A Schrödinger story

There are many situations when it is better to not do something. Usually the value gained is too small to justify the time and effort spent. Sometimes value may even be lost. I recently read Candide, ou l’Optimisme. In this book by Voltaire we follow the exploits of Candide, the titular protagonist. As Candide travels the world, he sees experiences disaster upon disaster. Everyone he meets and talks to has similar horrible life stories. As the tale nears its conclusion we are introduced to a Venetian senator, Pococurante, who seems different. Pococurante is very well off. He's free, healthy, cultured, rich and occupies an office of high responsibility. None of these things bring him any joy however. One of his luxuries is described in the following paragraph:

Ah! voilà quatre-vingts volumes de recueils d’une académie des sciences, s’écria Martin; il se peut qu’il y ait là du bon. Il y en aurait, dit Pococurante, si un seul des auteurs de ces fatras avait inventé seulement l’art de faire des épingles; mais il n’y a dans tous ces livres que de vains systèmes, et pas une seule chose utile.

This particular paragraph rang a bell. Not so much because of the quality of Voltaire's work in and of itself, but because it reminded me of something else that I had read. Using a search engine I found the relevant text:

To take an example, therefore, from a very trifling manufacture, but one in which the division of labour has been very often taken notice of, the trade of a pin-maker: a workman not educated to this business (which the division of labour has rendered a distinct trade), nor acquainted with the use of the machinery employed in it (to the invention of which the same division of labour has probably given occasion), could scarce, perhaps, with his utmost industry, make one pin in a day, and certainly could not make twenty. But in the way in which this business is now carried on, not only the whole work is a peculiar trade, but it is divided into a number of branches, of which the greater part are likewise peculiar trades. One man draws out the wire; another straights it; a third cuts it; a fourth points it; a fifth grinds it at the top for receiving the head; to make the head requires two or three distinct operations; to put it on is a peculiar business; to whiten the pins is another; it is even a trade by itself to put them into the paper; and the important business of making a pin is, in this manner, divided into about eighteen distinct operations, which, in some manufactories, are all performed by distinct hands, though in others the same man will sometimes perform two or three of them. I have seen a small manufactory of this kind, where ten men only were employed, and where some of them consequently performed two or three distinct operations. But though they were very poor, and therefore but indifferently accommodated with the necessary machinery, they could, when they exerted themselves, make among them about twelve pounds of pins in a day. There are in a pound upwards of four thousand pins of a middling size. Those ten persons, therefore, could make among them upwards of forty-eight thousand pins in a day. Each person, therefore, making a tenth part of forty-eight thousand pins, might be considered as making four thousand eight hundred pins in a day. But if they had all wrought separately and independently, and without any of them having been educated to this peculiar business, they certainly could not each of them have made twenty, perhaps not one pin in a day; that is, certainly, not the two hundred and fortieth, perhaps not the four thousand eight hundredth, part of what they are at present capable of performing, in consequence of a proper division and combination of their different operations.

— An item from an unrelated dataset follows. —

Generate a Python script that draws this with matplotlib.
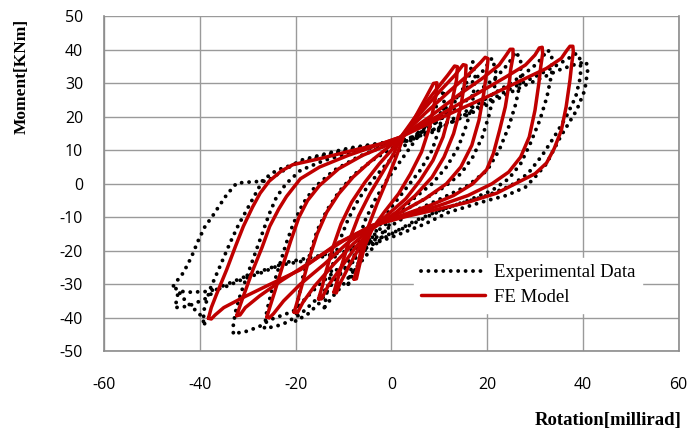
import matplotlib.pyplot as plt

plt.rcParams['axes.unicode_minus'] = False

# FE model loops (rotation [millirad], moment [kNm])
fe_loop_1 = [(-38.2, -40.2), (-37.6, -37), (-36.5, -33), (-34.4, -25.7), (-32.5, -18.5), (-30.9, -12.7), (-29, -7),
             (-27.4, -2.8), (-25.5, 0.8), (-23, 3.8), (-20.6, 5.7), (-15, 7.5), (-8, 10), (-2, 12), (2, 14),
             (10, 19.5), (20, 26), (28, 31.5), (32.4, 34.5), (35.5, 37.5), (36.6, 39.8), (37.3, 41.1), (37.9, 41.1),
             (38, 39.5), (37.6, 35), (37.3, 31), (36.5, 23), (35.5, 16), (34, 10.5), (32.4, 6.2), (30, 3),
             (27.5, 1.2), (22, -2.8), (16, -5.5), (10, -7.5), (3, -9.8), (-4, -12.5), (-11, -17.6), (-19, -25.7),
             (-26, -30.5), (-31, -34), (-35, -37), (-36.8, -39.2), (-37.6, -40.4), (-38.2, -40.2)]
fe_loop_2 = [(-32.3, -39.4), (-31.5, -36), (-30.5, -32), (-28.9, -25.7), (-27, -19), (-25.4, -12.7), (-23.5, -7.5),
             (-21.9, -3.8), (-19, 1.5), (-15, 5), (-9, 8.5), (-3, 11.5), (2, 14), (10, 20.5), (18, 27), (24, 32),
             (28, 35.5), (30, 38.5), (30.9, 40.6), (31.5, 40.8), (31.6, 39), (31.2, 35), (30.8, 30), (30, 22),
             (28.8, 14), (27, 8), (24.5, 3.5), (21, 0), (16, -3.5), (10, -6.5), (3, -9.5), (-4, -12.5), (-10, -17),
             (-17, -23.5), (-23, -29), (-27.5, -33.5), (-30.5, -37), (-31.6, -39.2), (-32.3, -39.4)]
fe_loop_3 = [(-26, -39.8), (-25.3, -36.5), (-24.3, -32), (-22.8, -25), (-21, -17), (-19.3, -10), (-17.5, -5),
             (-15, -0.5), (-11, 4.5), (-6, 8.5), (-1, 11.5), (2, 14), (8, 20), (14, 26.5), (19, 31.5), (22.5, 35.5),
             (24, 38.5), (24.8, 40.2), (25.4, 40.2), (25.4, 38), (24.9, 34), (24.7, 31), (23.8, 23), (22.6, 16),
             (21.3, 9), (19.9, 4.2), (17, 0), (13, -3.5), (8, -6.5), (2, -9.5), (-4, -12.5), (-9, -17.5),
             (-14, -24), (-19, -30), (-22.5, -35), (-24.6, -38.8), (-25.5, -40.1), (-26, -39.8)]
fe_loop_4 = [(-20.3, -38.4), (-19.6, -35), (-18.8, -31), (-17.3, -23), (-15.5, -15), (-13.5, -8.5), (-11, -3),
             (-8, 2), (-4.5, 6.5), (-1, 10.5), (2, 14), (7, 21), (12, 27.5), (16, 32.5), (18.6, 36.2), (19.6, 37.8),
             (20.2, 37.4), (20, 34.5), (19.3, 27), (18.3, 19), (16.8, 11.5), (14.5, 5), (11.5, 0), (7, -4.5),
             (2, -8.5), (-4, -13), (-8, -18), (-12, -24), (-16, -30.5), (-18.5, -35.5), (-19.6, -38.5),
             (-20.3, -38.4)]
fe_loop_5 = [(-15.2, -34.4), (-14.5, -31), (-13.8, -27), (-12.2, -19), (-10.5, -12), (-8.3, -5.5), (-5.5, 0.5),
             (-2.5, 6), (0, 10), (2, 14), (6, 21), (10, 27.5), (13.3, 32.5), (15, 35.6), (15.6, 35.4), (15.5, 32),
             (14.5, 23), (13, 15), (11, 8), (8.5, 2), (5, -3.5), (1, -8.5), (-4, -13.5), (-7.5, -19), (-10.5, -25),
             (-13.2, -30.5), (-14.6, -34.4), (-15.2, -34.4)]
fe_loop_6 = [(-12, -32.4), (-11.3, -29), (-10.5, -25), (-8.8, -17), (-6.8, -9.5), (-4.5, -3), (-2, 3), (0.5, 9),
             (2, 14), (5.5, 21), (9, 27.5), (11.8, 32.5), (13.2, 35.2), (13.8, 35), (13.6, 31), (12.3, 22),
             (10.8, 14), (8.7, 7), (6, 1), (3, -4.5), (-1, -9.5), (-4, -13.5), (-6.5, -18.5), (-9, -25), (-10.8, -30),
             (-11.5, -32.6), (-12, -32.4)]
fe_loop_7 = [(-7.8, -28.5), (-7, -24.5), (-6.5, -21), (-5, -13.5), (-3, -6), (-0.8, 1.5), (1, 8), (2.5, 14), (5, 20),
             (7.3, 26), (8.8, 30), (9.5, 30.2), (9.4, 27), (8, 17), (6.3, 9.5), (4, 3), (1.5, -3), (-1.5, -8.5),
             (-4, -13.5), (-5.5, -18.5), (-6.6, -24), (-7.3, -28.4), (-7.8, -28.5)]

# Experimental loops
exp_loop_1 = [(-45.5, -30.5), (-44.5, -28.5), (-43.5, -26.7), (-42.5, -24), (-41.7, -21.7), (-40.4, -17.2),
              (-38.9, -12.7), (-37.5, -10), (-36.5, -7.8), (-34.4, -3.3), (-32.3, 0.2), (-29, 0.6), (-26, 0.8),
              (-22.5, 4), (-19, 7), (-15, 8.5), (-12, 9.6), (-8.7, 10.7), (-3, 12), (2, 13), (6, 14.5), (12, 18),
              (18, 22), (23, 26), (28, 29.5), (32, 32), (35, 34), (38, 35.5), (40.7, 36.5), (41, 34), (40.4, 28),
              (38.7, 22), (37, 18), (35.3, 14), (32.4, 6), (30, 2), (28, -1), (24, -3.5), (20, -5), (12, -8.5),
              (7, -12), (0, -16), (-6, -19), (-12, -21), (-18, -23), (-24, -24.5), (-31, -28), (-36, -31),
              (-39, -34.5), (-40.7, -35.5), (-42.4, -36.6), (-45.2, -37), (-44.8, -34.6), (-44.5, -32.1),
              (-45.5, -30.5)]
exp_loop_2 = [(-39, -41.8), (-39.3, -38.6), (-37.9, -31.6), (-35.8, -24.7), (-33.7, -17.7), (-32, -12.5),
              (-30.2, -7.8), (-28.1, -2.3), (-26.8, 1.2), (-24, 4), (-20, 6), (-14, 8.5), (-8, 10.5), (-2, 12),
              (3, 13), (8, 15), (14, 19.5), (20, 24.5), (25, 28.5), (30, 32), (34, 35), (37, 37.5), (38.7, 39),
              (39.5, 37), (39.5, 32), (38.5, 26), (36.5, 20), (34, 14), (31.5, 8.5), (28.5, 3), (25, -0.5),
              (20, -3.5), (13, -6.5), (8, -9.5), (3, -13), (-2, -16), (-8, -19), (-15, -21.5), (-22, -23.5),
              (-27, -26.5), (-31, -28.5), (-35, -31), (-38.6, -32.2), (-42.5, -32.4), (-44.5, -32), (-43, -35),
              (-40, -39), (-39, -41.8)]
exp_loop_3 = [(-33, -44.5), (-33, -42), (-32.5, -38), (-31.5, -33), (-30, -27), (-28.5, -21), (-27, -15),
              (-25.5, -9), (-24, -4), (-22, 0), (-19, 4), (-14, 7), (-8, 9.5), (-2, 11.5), (4, 13), (10, 17),
              (16, 22), (22, 27.5), (27, 32), (30.5, 36), (32.7, 40), (33.5, 38), (33.5, 33), (32.5, 26), (31, 19),
              (29, 12), (27, 6), (24.5, 1.5), (21, -2), (16, -5), (10, -8), (5, -11), (0, -15), (-5, -19),
              (-10, -24), (-15, -30), (-20.5, -38.1), (-22.6, -39.2), (-25.3, -40.6), (-27.5, -42.6), (-30, -44),
              (-31.6, -44.5), (-33, -44.5)]
exp_loop_4 = [(-26.5, -43), (-26, -38), (-25, -32), (-23.5, -25), (-22, -18), (-20.5, -12), (-18.5, -6), (-16, -1),
              (-12, 4), (-7, 8), (-2, 11), (3, 13), (8, 17), (13, 22), (18, 27.5), (22, 32), (24.5, 36), (26, 39.5),
              (27, 37), (27, 31), (26, 24), (24.5, 17), (22.5, 10), (20, 4), (16, -0.5), (11, -4), (5, -8),
              (0, -12.5), (-4, -17), (-8, -23), (-12, -29), (-16, -35), (-19, -39), (-22, -41.5), (-24.5, -42.8),
              (-26.5, -43)]
exp_loop_5 = [(-20, -41), (-19.5, -35), (-18.5, -28), (-17, -21), (-15.5, -14), (-13.5, -8), (-11, -2.5), (-8, 2.5),
              (-4, 7), (0, 10.5), (4, 13.5), (8, 18), (12, 23.5), (16, 29), (19, 33.5), (21, 37.5), (21.8, 34),
              (21.5, 28), (20.5, 21), (19, 14), (17, 8), (14.5, 3), (11, -1), (7, -4.5), (2, -8.5), (-2, -13),
              (-5.5, -18), (-9, -24), (-12.2, -29.5), (-15, -35.6), (-17.5, -39), (-20, -41)]
exp_loop_6 = [(-14, -37), (-13.3, -31), (-12.2, -24), (-10.8, -17), (-9, -10.5), (-6.8, -4.5), (-4, 1), (-1, 6),
              (2, 10.5), (5, 14), (9, 18), (11.5, 21), (14, 26), (16, 31), (17, 36.5), (17.5, 32), (17, 25),
              (15.8, 18), (14, 11), (11.5, 5), (8.5, 0), (5, -4), (1, -9), (-2.4, -16.7), (-5, -21), (-7.3, -25),
              (-10, -30), (-12.2, -33.6), (-14, -37)]
exp_loop_7 = [(-9, -30), (-8.2, -24), (-7, -17.5), (-5.5, -11), (-3.5, -5), (-1, 1), (2, 7), (4.5, 12), (7, 17),
              (9, 22), (11, 28), (11, 23), (10, 16.5), (8.5, 10), (6, 4), (3, -1.5), (0, -7), (-2.5, -12.5),
              (-5, -18.5), (-7.2, -24.5), (-9, -30)]

exp_loops = [exp_loop_1, exp_loop_2, exp_loop_3, exp_loop_4, exp_loop_5, exp_loop_6, exp_loop_7]
fe_loops = [fe_loop_1, fe_loop_2, fe_loop_3, fe_loop_4, fe_loop_5, fe_loop_6, fe_loop_7]

fig = plt.figure(figsize=(6.89, 4.34), dpi=100)
ax = fig.add_axes([0.151, 0.191, 0.834, 0.771])

grid_c = '#9a9a9a'
for i, loop in enumerate(exp_loops):
    xs = [p[0] for p in loop]
    ys = [p[1] for p in loop]
    ax.plot(xs, ys, color='black', lw=2.8, linestyle=(0, (0.01, 1.9)), dash_capstyle='round',
            label='Experimental Data' if i == 0 else None, zorder=3)
for i, loop in enumerate(fe_loops):
    xs = [p[0] for p in loop]
    ys = [p[1] for p in loop]
    ax.plot(xs, ys, color='#c00000', lw=2.5, solid_joinstyle='round', solid_capstyle='round',
            label='FE Model' if i == 0 else None, zorder=4)

ax.set_xlim(-60, 60)
ax.set_ylim(-50, 50)
ax.set_xticks(range(-60, 61, 20))
ax.set_yticks(range(-50, 51, 10))
ax.grid(True, color=grid_c, lw=1.0)
ax.set_axisbelow(True)
ax.spines['top'].set_visible(False)
for side in ['left', 'bottom', 'right']:
    ax.spines[side].set_color('#8c8c8c')
    ax.spines[side].set_linewidth(1.2)
ax.tick_params(length=0, labelsize=11.5)
ax.tick_params(axis='y', pad=15)
ax.tick_params(axis='x', pad=19)
for lab in ax.get_xticklabels() + ax.get_yticklabels():
    lab.set_fontfamily('Open Sans')

fig.text(0.032, 1 - 76 / 434, 'Moment[KNm]', rotation=90, ha='center', va='center',
         fontfamily='Liberation Serif', fontweight='bold', fontsize=12.5)
fig.text(608 / 689, 1 - 421 / 434, 'Rotation[millirad]', ha='center', va='center',
         fontfamily='Liberation Serif', fontweight='bold', fontsize=13.5)

leg = ax.legend(loc='center', bbox_to_anchor=(0.738, 0.197), frameon=True, fancybox=False,
                prop={'family': 'Liberation Serif', 'size': 13.5}, handlelength=3.4,
                borderpad=0.35, labelspacing=0.4, handletextpad=0.5, borderaxespad=0)
leg.get_frame().set_edgecolor('white')
leg.get_frame().set_facecolor('white')
leg.get_frame().set_alpha(1)

fig.savefig('out.png', dpi=100)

The above quote is taken from the first chapter of Adam Smith’s An inquiry into the nature and causes of the wealth of nations. As Candide was published in 1759, and The wealth of nations in 1776, my first thought was that I had stumbled upon a joke by Adam Smith, in response to the complaint by Voltaire's character Pococurante. However, as it turns out, and the search engine suggested, Smith was not the first who published on the advantages of the division of labour in the manufacturing of pins. Apparently some French academics had done so earlier, and this passage may have actually been plagiarised from them. I considered looking into those French publications, but decided not to. In not knowing I find it easier to entertain the two distinct possibilities simultaneously, and laugh thrice about the same joke: First because of the absurdity of Pococurante's ennui; then because Pococurante’s complaint is answered in such an understated way by another of humanity's great thinkers; and finally because it's quite possible that one of those eighty volumes contains the very thing, the very specific thing, the lack of which Pococurante complains about.